Around the world, people could be excused for feeling that they too are witnessing something numbingly familiar in the Middle East, like a recurring nightmare that many would rather keep stored in the recesses of memory. But the conflagration involving Israel and its neighbors has erupted once more--and no one knows how bad and destabilizing it may get. Israel's ferocious response to Hizballah's kidnapping of two Israeli soldiers, which came a little more than two weeks after Palestinian militants from Hamas seized an Israeli corporal and smuggled him into the Gaza Strip, has produced the worst Arab-Israeli cross-border conflict since Israel's invasion of Lebanon in 1982. The great bulk of the pain last week was felt in Lebanon, as Israel bombarded the country, including sites in Beirut, killing more than 100 Lebanese by Saturday evening, almost all civilians. Hizballah, an Islamist Shi'ite group that operates freely in southern Lebanon, killed eight Israeli soldiers in its initial raid July 12 and has since flung hundreds of rockets into Israel, killing four civilians.

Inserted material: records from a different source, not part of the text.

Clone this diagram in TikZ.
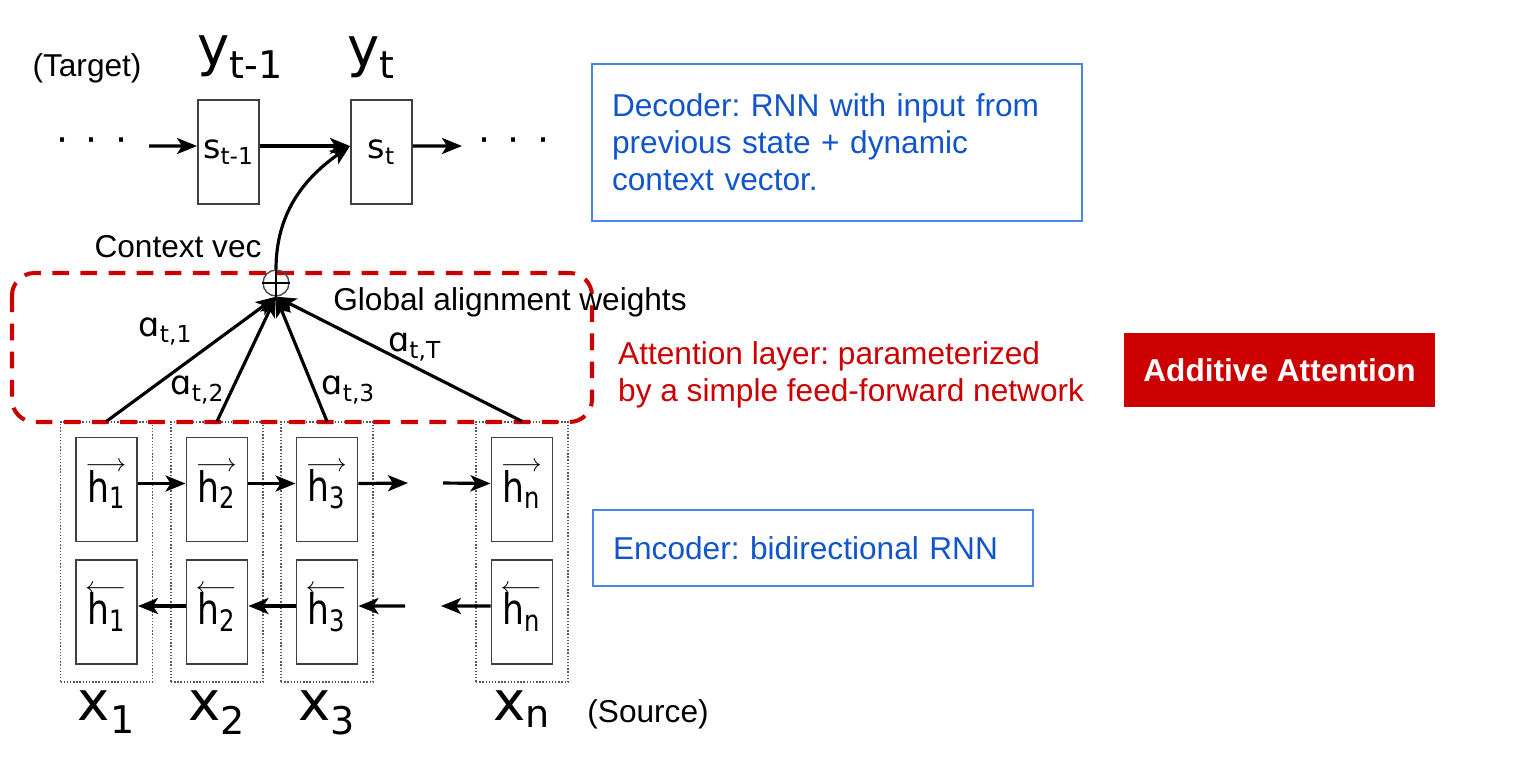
\documentclass[tikz,border=0pt]{standalone}
\usepackage{fontspec}
\setmainfont{Liberation Sans}
\newfontfamily\dejavu{DejaVu Sans}
\newfontfamily\dejavunarrow[FakeStretch=0.82]{DejaVu Sans}
\usetikzlibrary{positioning}
\usetikzlibrary{calc}
\usetikzlibrary{arrows.meta}
\frenchspacing

\definecolor{noteblue}{HTML}{1155CC}
\definecolor{frameblue}{HTML}{4A86E8}
\definecolor{attnred}{HTML}{CC0000}

\newcommand{\notefont}{\fontsize{18}{21}\selectfont}
\newcommand{\statefont}{\dejavu\fontsize{19}{19}\selectfont}
\newcommand{\hidfont}{\dejavunarrow\fontsize{24}{24}\selectfont}
\newcommand{\wordfont}{\dejavu\fontsize{31}{31}\selectfont}
\newcommand{\wtfont}{\dejavu\fontsize{19}{19}\selectfont}
% small arrow set above the h of a hidden state
\newcommand{\hdir}[1]{\rlap{\smash{\raisebox{0.72em}{\kern-0.05em\fontsize{14}{14}\selectfont$#1$}}}}
\newcommand{\fw}[1]{\hdir{\longrightarrow}h\textsubscript{#1}}
\newcommand{\bw}[1]{\hdir{\longleftarrow}h\textsubscript{#1}}

\begin{document}
\begin{tikzpicture}[x=0.02cm, y=-0.02cm,
  >={Stealth[length=0.4cm, width=0.32cm, inset=0.1cm]},
  cell/.style={draw=black!75, line width=1.1pt, minimum width=1.22cm,
    minimum height=2.08cm, inner sep=0pt},
  column/.style={draw=black!65, densely dotted, line width=0.8pt,
    minimum width=1.84cm, minimum height=5.2cm},
  arr/.style={->, line width=1.8pt},
  infobox/.style={draw=frameblue, line width=1pt, text=noteblue,
    font=\notefont, align=left, inner xsep=0.4cm},
  attnbox/.style={draw=attnred, line width=2.3pt,
    dash pattern=on 9.5pt off 6.5pt, rounded corners=0.45cm}]
  \useasboundingbox (0,0) rectangle (1524,772);

    %----------------------------------------------------------
    % Decoder
    %----------------------------------------------------------
  \node[font=\notefont] (tgt) at (87,68) {(Target)};
  \node[cell, font=\statefont] (s1) at (228.5,152) {s\textsubscript{t-1}};
  \node[cell, font=\statefont] (s2) at (381.5,152) {s\textsubscript{t}};
  \node[inner sep=0pt, font=\wordfont, above=0.4cm of s1, xshift=0.24cm] (y1) {y\textsubscript{t-1}};
  \node[inner sep=0pt, font=\wordfont, above=0.4cm of s2, xshift=-0.2cm] (y2) {y\textsubscript{t}};

  \node[font=\fontsize{24}{24}\selectfont] (ldots) at (92,145) {·\hspace{8.7pt}·\hspace{8.7pt}·};
  \node[font=\fontsize{24}{24}\selectfont] (rdots) at (514,145) {·\hspace{8.7pt}·\hspace{8.7pt}·};
  \coordinate (din) at (149,146);
  \coordinate (dout) at (462,146);
  \draw[arr] (din) -- ([yshift=.12cm]s1.west);
  \draw[arr] ([yshift=.12cm]s1.east) -- ([yshift=.12cm]s2.west);
  \draw[arr] ([yshift=.12cm]s2.east) -- (dout);

    %----------------------------------------------------------
    % Encoder columns
    %----------------------------------------------------------
  \node[column] (c1) at (106.5,552) {};
  \node[column] (c2) at (217,552) {};
  \node[column] (c3) at (327,552) {};
  \node[column] (cn) at (522,552) {};

  \node[cell, font=\hidfont] (f1) at (106.5,489.5) {\fw{1}};
  \node[cell, font=\hidfont] (f2) at (217,489.5) {\fw{2}};
  \node[cell, font=\hidfont] (f3) at (327,489.5) {\fw{3}};
  \node[cell, font=\hidfont] (fn) at (522,489.5) {\fw{n}};
  \node[cell, font=\hidfont] (b1) at (106.5,612) {\bw{1}};
  \node[cell, font=\hidfont] (b2) at (217,612) {\bw{2}};
  \node[cell, font=\hidfont] (b3) at (327,612) {\bw{3}};
  \node[cell, font=\hidfont] (bn) at (522,612) {\bw{n}};

  \coordinate (fgap1) at (408,483);
  \coordinate (fgap2) at (443,483);
  \coordinate (bgap1) at (405,606);
  \coordinate (bgap2) at (441,606);
  \draw[arr] ([yshift=.12cm]f1.east) -- ([yshift=.12cm]f2.west);
  \draw[arr] ([yshift=.12cm]f2.east) -- ([yshift=.12cm]f3.west);
  \draw[arr] ([yshift=.12cm]f3.east) -- (fgap1);
  \draw[arr] (fgap2) -- ([yshift=.12cm]fn.west);
  \draw[arr] ([yshift=.12cm]b2.west) -- ([yshift=.12cm]b1.east);
  \draw[arr] ([yshift=.12cm]b3.west) -- ([yshift=.12cm]b2.east);
  \draw[arr] (bgap1) -- ([yshift=.12cm]b3.east);
  \draw[arr] ([yshift=.12cm]bn.west) -- (bgap2);

  \node[inner sep=0pt, font=\wordfont, below=0.16cm of c1] (x1) {x\textsubscript{1}};
  \node[inner sep=0pt, font=\wordfont, below=0.16cm of c2] (x2) {x\textsubscript{2}};
  \node[inner sep=0pt, font=\wordfont, below=0.16cm of c3] (x3) {x\textsubscript{3}};
  \node[inner sep=0pt, font=\wordfont, below=0.16cm of cn] (xn) {x\textsubscript{n}};
  \node[font=\notefont] (src) at (648,714) {(Source)};

    %----------------------------------------------------------
    % Attention layer
    %----------------------------------------------------------
  \draw[attnbox] (12,273) rectangle (592,422);
  \node[circle, draw=black!70, line width=0.8pt, minimum size=0.52cm,
    inner sep=0pt] (plus) at (276,283) {};
  \draw[line width=1.3pt] (plus.north) -- (plus.south) (plus.west) -- (plus.east);
  \draw[arr] (plus.north) to[out=90, in=215] ([yshift=.12cm]s2.west);

  \draw[arr] (c1.north) -- node[pos=.55, above left, font=\wtfont] (a1) {ɑ\textsubscript{t,1}} (plus.south);
  \draw[arr] (c2.north) -- node[pos=.25, left, font=\wtfont] (a2) {ɑ\textsubscript{t,2}} (plus.south);
  \draw[arr] (c3.north) -- node[pos=.25, right, font=\wtfont] (a3) {ɑ\textsubscript{t,3}} (plus.south);
  \draw[arr] (cn.north) -- node[pos=.55, anchor=west, inner sep=0pt, yshift=0.12cm, font=\wtfont] (aT) {ɑ\textsubscript{t,T}} (plus.south);

  \node[font=\notefont] (ctx) at (178,247) {Context vec};
  \node[font=\notefont] (glob) at (510,302) {Global alignment weights};

    %----------------------------------------------------------
    % Notes
    %----------------------------------------------------------
  \node[infobox, text width=9cm, minimum height=3.14cm] (dec) at (837,142.5)
    {Decoder: RNN with input from\\previous state + dynamic\\context vector.};
  \node[infobox, text width=8cm, minimum height=1.52cm] (enc) at (813,548)
    {Encoder: bidirectional RNN};
  \node[font=\notefont, text=attnred, align=left, anchor=west] (attn) at (612,375)
    {Attention layer: parameterized\\by a simple feed-forward network};
  \node[fill=attnred, text=white, font=\notefont\bfseries, minimum width=6.22cm,
    minimum height=1.48cm] (add) at (1279.5,370) {Additive Attention};
\end{tikzpicture}
\end{document}
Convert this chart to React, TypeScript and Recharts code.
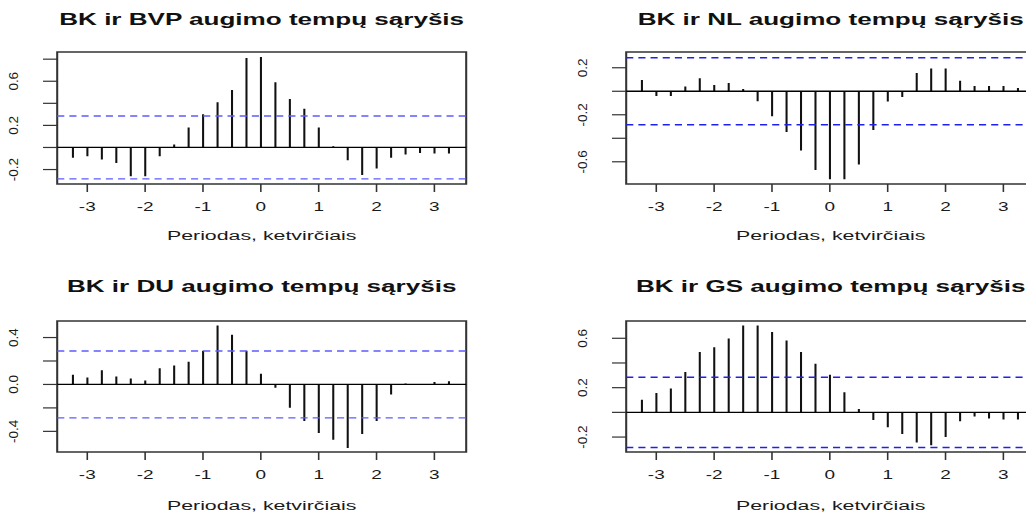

For all the mayhem and destruction, the crisis hasn't yet escalated into the kind of full-scale, multicountry war that rocked the Middle East in 1948 or 1956 or 1967 or 1973. But that's not exactly cause for comfort. The lethal exchange of firepower between Israel and Hizballah will likely not let up until someone--the U.N., nervous Arab countries like Egypt and Saudi Arabia or possibly the U.S.--intervenes and persuades one or both sides to stop. A British official told TIME that Prime Minister Tony Blair is personally pressing President George W. Bush to send Secretary of State Condoleezza Rice to the region to engage in Henry Kissinger-style shuttle diplomacy. But it's not clear that anyone has the ability to get the belligerents to calm down. And the longer Israel and Hizballah keep up their skirmish, the greater the chances it will spread out of control.